- Short exercise
In the listing that follows, how many lines contain "chart"? Give the number only.

[START Provided data]

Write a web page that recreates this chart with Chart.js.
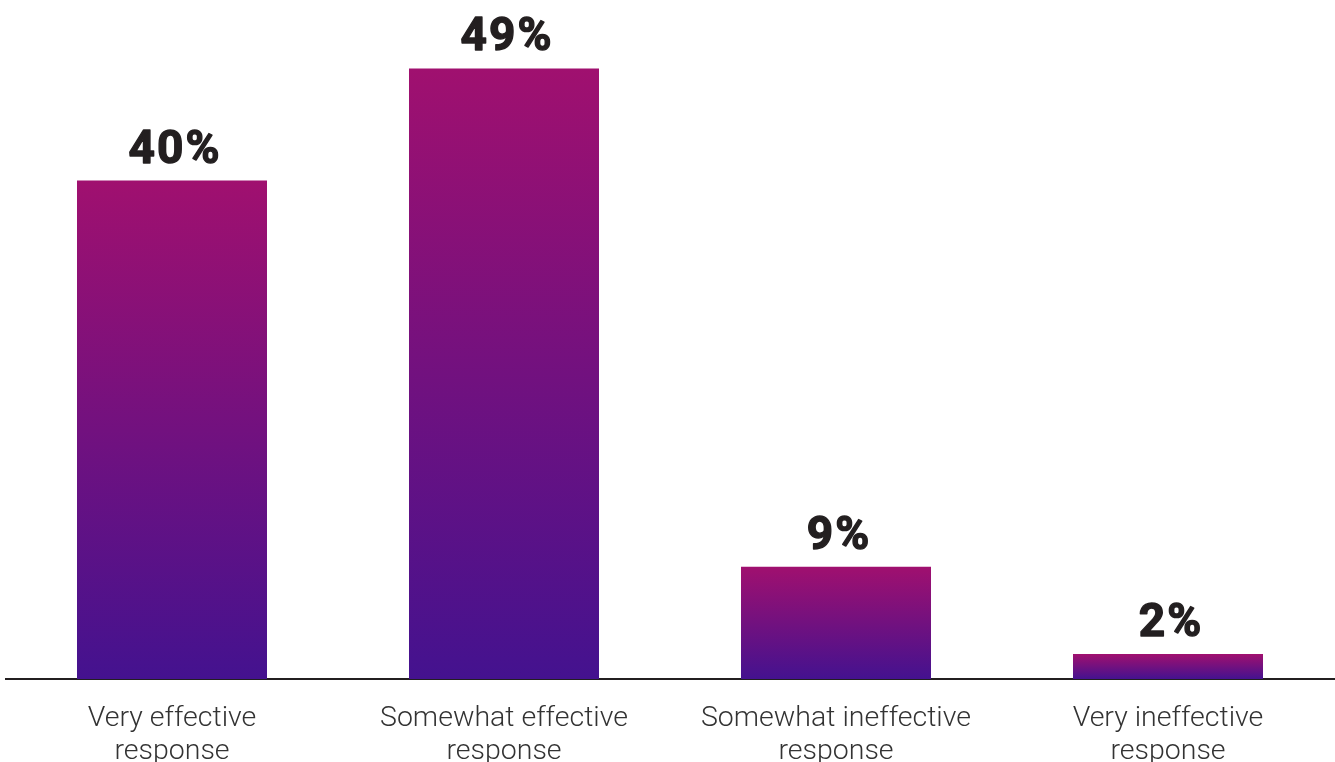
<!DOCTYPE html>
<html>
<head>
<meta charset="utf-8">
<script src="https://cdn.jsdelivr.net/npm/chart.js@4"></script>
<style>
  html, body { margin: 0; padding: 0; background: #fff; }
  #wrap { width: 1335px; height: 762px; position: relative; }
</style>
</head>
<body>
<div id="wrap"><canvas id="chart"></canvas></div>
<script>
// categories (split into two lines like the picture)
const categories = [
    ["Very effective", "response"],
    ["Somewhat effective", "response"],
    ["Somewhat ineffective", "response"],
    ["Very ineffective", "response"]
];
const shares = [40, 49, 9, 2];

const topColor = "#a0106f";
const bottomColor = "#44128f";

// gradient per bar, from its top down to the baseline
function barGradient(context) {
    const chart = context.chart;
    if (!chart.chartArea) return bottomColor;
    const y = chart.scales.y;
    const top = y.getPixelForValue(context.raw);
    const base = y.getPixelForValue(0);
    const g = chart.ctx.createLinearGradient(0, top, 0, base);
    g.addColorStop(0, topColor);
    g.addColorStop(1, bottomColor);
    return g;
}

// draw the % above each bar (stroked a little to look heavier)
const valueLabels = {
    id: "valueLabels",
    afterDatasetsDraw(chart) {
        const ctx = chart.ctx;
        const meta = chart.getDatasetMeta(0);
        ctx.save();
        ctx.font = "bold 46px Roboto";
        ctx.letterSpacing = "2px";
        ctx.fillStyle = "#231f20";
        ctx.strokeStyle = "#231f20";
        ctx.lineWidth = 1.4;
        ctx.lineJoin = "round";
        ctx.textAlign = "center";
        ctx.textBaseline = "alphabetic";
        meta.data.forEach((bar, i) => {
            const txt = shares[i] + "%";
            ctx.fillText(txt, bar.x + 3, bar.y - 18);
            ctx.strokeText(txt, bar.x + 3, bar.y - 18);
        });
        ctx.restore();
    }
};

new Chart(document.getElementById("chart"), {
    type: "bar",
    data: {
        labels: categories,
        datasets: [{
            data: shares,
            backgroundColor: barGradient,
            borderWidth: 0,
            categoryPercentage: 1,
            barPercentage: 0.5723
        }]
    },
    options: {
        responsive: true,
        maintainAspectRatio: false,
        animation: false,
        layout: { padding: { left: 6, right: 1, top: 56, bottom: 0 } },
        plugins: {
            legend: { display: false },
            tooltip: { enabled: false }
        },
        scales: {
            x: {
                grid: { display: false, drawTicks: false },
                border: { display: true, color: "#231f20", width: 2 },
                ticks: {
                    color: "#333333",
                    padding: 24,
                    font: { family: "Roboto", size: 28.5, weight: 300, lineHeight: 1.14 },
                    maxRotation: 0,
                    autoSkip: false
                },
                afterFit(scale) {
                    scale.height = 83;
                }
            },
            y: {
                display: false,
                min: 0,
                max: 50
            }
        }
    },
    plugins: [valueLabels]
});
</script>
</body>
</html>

[END Provided data]

- Output of the task
11